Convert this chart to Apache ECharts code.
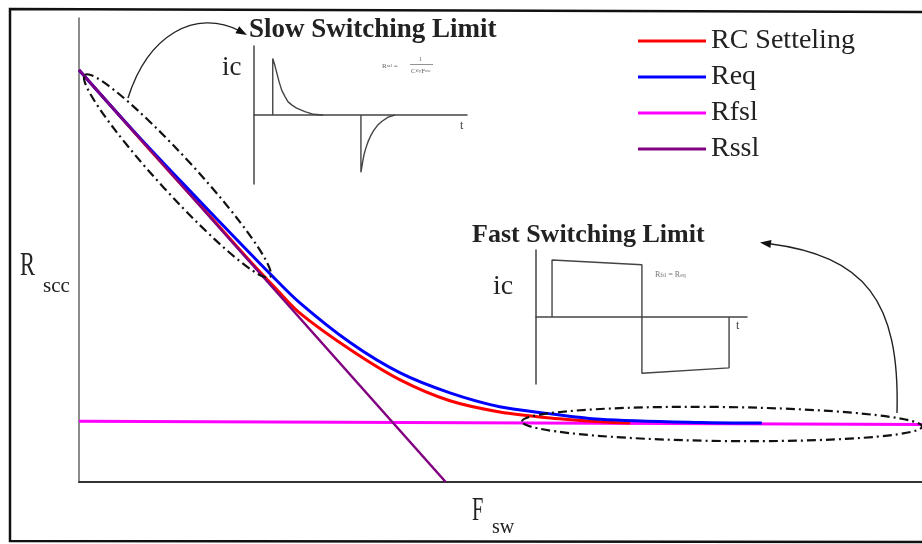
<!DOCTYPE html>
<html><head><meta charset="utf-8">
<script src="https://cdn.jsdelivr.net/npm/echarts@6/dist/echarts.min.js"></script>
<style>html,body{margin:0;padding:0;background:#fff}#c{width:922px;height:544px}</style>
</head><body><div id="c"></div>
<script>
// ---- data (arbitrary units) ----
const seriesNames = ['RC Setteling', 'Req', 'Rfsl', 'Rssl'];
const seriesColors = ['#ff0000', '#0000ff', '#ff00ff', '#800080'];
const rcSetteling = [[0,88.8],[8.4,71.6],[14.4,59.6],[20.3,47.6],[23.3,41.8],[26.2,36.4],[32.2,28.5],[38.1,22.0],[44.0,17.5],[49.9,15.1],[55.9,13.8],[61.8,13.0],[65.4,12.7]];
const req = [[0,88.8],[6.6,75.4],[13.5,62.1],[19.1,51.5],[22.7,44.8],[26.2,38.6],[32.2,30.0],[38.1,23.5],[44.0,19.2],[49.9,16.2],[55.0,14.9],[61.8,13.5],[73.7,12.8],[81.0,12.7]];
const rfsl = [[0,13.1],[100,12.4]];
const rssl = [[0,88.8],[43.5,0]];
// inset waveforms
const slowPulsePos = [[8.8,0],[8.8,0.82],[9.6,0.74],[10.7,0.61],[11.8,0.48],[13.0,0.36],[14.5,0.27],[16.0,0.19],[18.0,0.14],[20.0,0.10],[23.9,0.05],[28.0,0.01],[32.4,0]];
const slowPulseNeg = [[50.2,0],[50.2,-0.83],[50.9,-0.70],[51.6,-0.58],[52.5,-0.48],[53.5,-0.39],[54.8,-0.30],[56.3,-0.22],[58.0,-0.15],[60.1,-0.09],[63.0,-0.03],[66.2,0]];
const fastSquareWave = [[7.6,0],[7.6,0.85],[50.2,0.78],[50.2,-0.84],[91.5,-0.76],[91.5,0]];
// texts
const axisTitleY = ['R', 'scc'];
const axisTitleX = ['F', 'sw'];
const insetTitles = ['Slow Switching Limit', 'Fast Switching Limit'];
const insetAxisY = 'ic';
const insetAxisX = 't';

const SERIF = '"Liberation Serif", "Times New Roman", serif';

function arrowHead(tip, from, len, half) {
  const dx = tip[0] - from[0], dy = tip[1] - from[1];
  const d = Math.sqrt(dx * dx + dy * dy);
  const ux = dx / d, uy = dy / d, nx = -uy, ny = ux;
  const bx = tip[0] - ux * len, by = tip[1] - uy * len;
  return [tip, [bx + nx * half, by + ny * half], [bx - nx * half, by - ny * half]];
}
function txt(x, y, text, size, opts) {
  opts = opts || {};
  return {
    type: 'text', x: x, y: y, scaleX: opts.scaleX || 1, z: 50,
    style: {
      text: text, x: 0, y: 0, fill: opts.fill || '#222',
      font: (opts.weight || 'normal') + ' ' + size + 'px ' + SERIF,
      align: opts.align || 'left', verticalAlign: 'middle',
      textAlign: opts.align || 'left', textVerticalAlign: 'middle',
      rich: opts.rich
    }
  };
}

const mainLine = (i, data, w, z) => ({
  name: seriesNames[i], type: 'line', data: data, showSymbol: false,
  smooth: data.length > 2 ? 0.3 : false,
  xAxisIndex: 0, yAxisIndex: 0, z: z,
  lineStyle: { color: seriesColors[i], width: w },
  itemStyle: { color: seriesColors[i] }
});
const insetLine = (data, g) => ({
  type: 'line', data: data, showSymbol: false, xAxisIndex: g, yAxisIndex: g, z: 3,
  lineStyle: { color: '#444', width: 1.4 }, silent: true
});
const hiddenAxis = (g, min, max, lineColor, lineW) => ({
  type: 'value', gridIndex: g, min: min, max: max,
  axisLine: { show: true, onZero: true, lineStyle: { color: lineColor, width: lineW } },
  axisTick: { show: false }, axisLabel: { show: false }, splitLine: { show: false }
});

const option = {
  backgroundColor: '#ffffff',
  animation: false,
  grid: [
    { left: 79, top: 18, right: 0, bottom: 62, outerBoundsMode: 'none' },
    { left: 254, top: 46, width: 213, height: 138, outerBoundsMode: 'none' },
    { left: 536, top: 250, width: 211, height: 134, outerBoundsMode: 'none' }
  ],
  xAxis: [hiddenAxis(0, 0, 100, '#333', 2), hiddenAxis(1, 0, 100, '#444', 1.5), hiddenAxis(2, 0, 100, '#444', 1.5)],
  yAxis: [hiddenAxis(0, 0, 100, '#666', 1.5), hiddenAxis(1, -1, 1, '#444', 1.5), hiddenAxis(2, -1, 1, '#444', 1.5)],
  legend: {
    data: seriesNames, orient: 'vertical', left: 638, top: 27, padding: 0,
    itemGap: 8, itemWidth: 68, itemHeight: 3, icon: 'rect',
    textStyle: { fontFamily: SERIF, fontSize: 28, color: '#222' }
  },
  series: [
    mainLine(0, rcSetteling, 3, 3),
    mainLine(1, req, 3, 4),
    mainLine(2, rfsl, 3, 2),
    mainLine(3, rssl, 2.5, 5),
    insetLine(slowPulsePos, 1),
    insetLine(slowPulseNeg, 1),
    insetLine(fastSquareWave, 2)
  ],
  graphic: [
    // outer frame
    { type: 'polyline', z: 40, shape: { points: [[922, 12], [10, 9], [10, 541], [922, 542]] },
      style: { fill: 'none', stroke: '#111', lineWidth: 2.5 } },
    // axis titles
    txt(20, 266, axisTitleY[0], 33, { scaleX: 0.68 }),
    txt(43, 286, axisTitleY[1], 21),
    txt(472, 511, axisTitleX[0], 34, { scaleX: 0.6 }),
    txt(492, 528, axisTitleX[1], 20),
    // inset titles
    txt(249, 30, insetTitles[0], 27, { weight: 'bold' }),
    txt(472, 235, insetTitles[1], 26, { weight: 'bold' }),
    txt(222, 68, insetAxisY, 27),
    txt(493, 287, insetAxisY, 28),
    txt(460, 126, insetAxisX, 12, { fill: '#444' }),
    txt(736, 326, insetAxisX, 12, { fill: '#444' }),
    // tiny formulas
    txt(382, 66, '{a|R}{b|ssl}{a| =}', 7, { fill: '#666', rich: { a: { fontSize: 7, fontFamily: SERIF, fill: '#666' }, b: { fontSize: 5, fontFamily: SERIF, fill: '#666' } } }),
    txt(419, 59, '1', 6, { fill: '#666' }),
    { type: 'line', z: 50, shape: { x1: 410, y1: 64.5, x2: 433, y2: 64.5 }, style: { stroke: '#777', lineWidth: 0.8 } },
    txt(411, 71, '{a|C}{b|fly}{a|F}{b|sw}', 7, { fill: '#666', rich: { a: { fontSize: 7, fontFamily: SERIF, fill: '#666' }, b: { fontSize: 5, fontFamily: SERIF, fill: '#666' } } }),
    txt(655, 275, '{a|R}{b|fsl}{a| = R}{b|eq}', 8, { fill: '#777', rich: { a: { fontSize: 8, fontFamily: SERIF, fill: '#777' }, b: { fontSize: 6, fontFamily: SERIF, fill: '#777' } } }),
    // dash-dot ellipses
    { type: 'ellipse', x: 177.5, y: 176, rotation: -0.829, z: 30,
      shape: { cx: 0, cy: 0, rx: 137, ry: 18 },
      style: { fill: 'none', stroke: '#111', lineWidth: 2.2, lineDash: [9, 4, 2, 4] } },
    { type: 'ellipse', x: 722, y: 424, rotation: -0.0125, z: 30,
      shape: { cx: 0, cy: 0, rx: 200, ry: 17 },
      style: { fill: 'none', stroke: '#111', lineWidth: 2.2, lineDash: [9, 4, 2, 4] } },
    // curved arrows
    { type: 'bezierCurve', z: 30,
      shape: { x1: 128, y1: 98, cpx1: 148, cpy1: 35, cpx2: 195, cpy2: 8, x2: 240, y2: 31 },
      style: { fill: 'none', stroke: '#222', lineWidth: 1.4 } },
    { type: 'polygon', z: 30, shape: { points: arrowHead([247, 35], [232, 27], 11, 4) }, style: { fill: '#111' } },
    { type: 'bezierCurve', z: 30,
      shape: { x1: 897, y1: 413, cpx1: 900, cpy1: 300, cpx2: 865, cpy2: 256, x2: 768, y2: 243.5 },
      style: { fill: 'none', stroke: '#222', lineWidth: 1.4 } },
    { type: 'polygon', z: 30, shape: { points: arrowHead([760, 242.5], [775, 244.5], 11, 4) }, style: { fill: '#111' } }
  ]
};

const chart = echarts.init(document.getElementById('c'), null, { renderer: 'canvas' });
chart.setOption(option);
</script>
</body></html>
=-=-=
● Task: From the top of the listing above, repeat each line exactly until you reach the line containing "const insetAxisX = 't';", and repeat that one too. Leave the pictures out.

● Output of the exercise:
Convert this chart to Apache ECharts code.
<!DOCTYPE html>
<html><head><meta charset="utf-8">
<script src="https://cdn.jsdelivr.net/npm/echarts@6/dist/echarts.min.js"></script>
<style>html,body{margin:0;padding:0;background:#fff}#c{width:922px;height:544px}</style>
</head><body><div id="c"></div>
<script>
// ---- data (arbitrary units) ----
const seriesNames = ['RC Setteling', 'Req', 'Rfsl', 'Rssl'];
const seriesColors = ['#ff0000', '#0000ff', '#ff00ff', '#800080'];
const rcSetteling = [[0,88.8],[8.4,71.6],[14.4,59.6],[20.3,47.6],[23.3,41.8],[26.2,36.4],[32.2,28.5],[38.1,22.0],[44.0,17.5],[49.9,15.1],[55.9,13.8],[61.8,13.0],[65.4,12.7]];
const req = [[0,88.8],[6.6,75.4],[13.5,62.1],[19.1,51.5],[22.7,44.8],[26.2,38.6],[32.2,30.0],[38.1,23.5],[44.0,19.2],[49.9,16.2],[55.0,14.9],[61.8,13.5],[73.7,12.8],[81.0,12.7]];
const rfsl = [[0,13.1],[100,12.4]];
const rssl = [[0,88.8],[43.5,0]];
// inset waveforms
const slowPulsePos = [[8.8,0],[8.8,0.82],[9.6,0.74],[10.7,0.61],[11.8,0.48],[13.0,0.36],[14.5,0.27],[16.0,0.19],[18.0,0.14],[20.0,0.10],[23.9,0.05],[28.0,0.01],[32.4,0]];
const slowPulseNeg = [[50.2,0],[50.2,-0.83],[50.9,-0.70],[51.6,-0.58],[52.5,-0.48],[53.5,-0.39],[54.8,-0.30],[56.3,-0.22],[58.0,-0.15],[60.1,-0.09],[63.0,-0.03],[66.2,0]];
const fastSquareWave = [[7.6,0],[7.6,0.85],[50.2,0.78],[50.2,-0.84],[91.5,-0.76],[91.5,0]];
// texts
const axisTitleY = ['R', 'scc'];
const axisTitleX = ['F', 'sw'];
const insetTitles = ['Slow Switching Limit', 'Fast Switching Limit'];
const insetAxisY = 'ic';
const insetAxisX = 't';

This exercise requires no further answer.